1982 第29回 日本伝統工芸展 日本工芸会奨励賞
1990 第37回 日本伝統工芸展 文部大臣賞
2010 第57回 日本伝統工芸展 日本工芸会保持者賞
2011 紫綬褒章
2019 旭日小綬章
すみじしおんゆうりぎんさい つぼ
銀は"九谷焼"に向かない?
すぐに酸化し黒くなってしまう銀は、「焼き物の世界では扱うのが難しい」素材の一つ。ですが、この作品では銀の輝きの美しさを保ち続けています。
九谷焼に革新をもたらす
中田一於さんは扱いにくかった銀を透明な釉薬(うわぐすり)で封じ込める技術を生み出しました。この工夫によってはじめて、九谷焼でも銀は変色せずに輝きを保ち続けることができるようになりました。
その評価は「人間国宝」に
中田さんが確立したこの技術「釉裏銀彩(ゆうりぎんさい)」は、磁器の世界に銀の輝きを取り入れた画期的な技法として高く評価。

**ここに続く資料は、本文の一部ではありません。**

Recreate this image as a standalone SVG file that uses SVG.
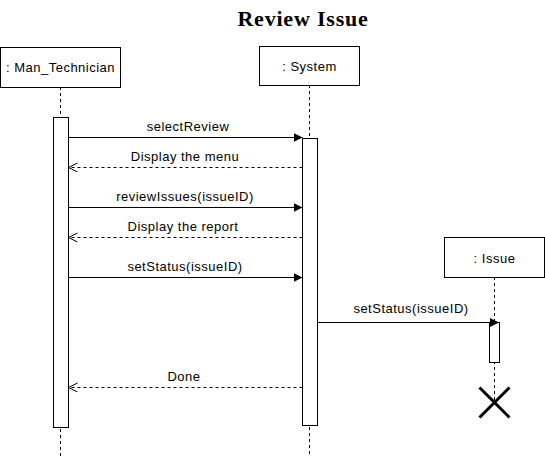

この功績を認められて「人間国宝」と認定されたのです。
ペーズリーのリズムと色彩
この作品は中田さん自身が好きなペーズリー柄をモチーフとしたもの。大小さまざまなペーズリー柄の銀箔をランダムに組み合わせ、動きのある構成をつくり出しています。さらに縁には細やかな文様を刻み、釉薬を重ねることで、深みのある表情が生まれました。
“お気に入りの一作”
紫苑色を重ねることで深みのある輝きを放ち、幻想的な表情を見せています。「今までの自分の作品とは違うが、特に気に入っている」と中田さんが語る、思い入れの強い一作です。
イヤホンガイドではMAKU-AI美術館として、毎月館内の展示品についてご紹介してまいります。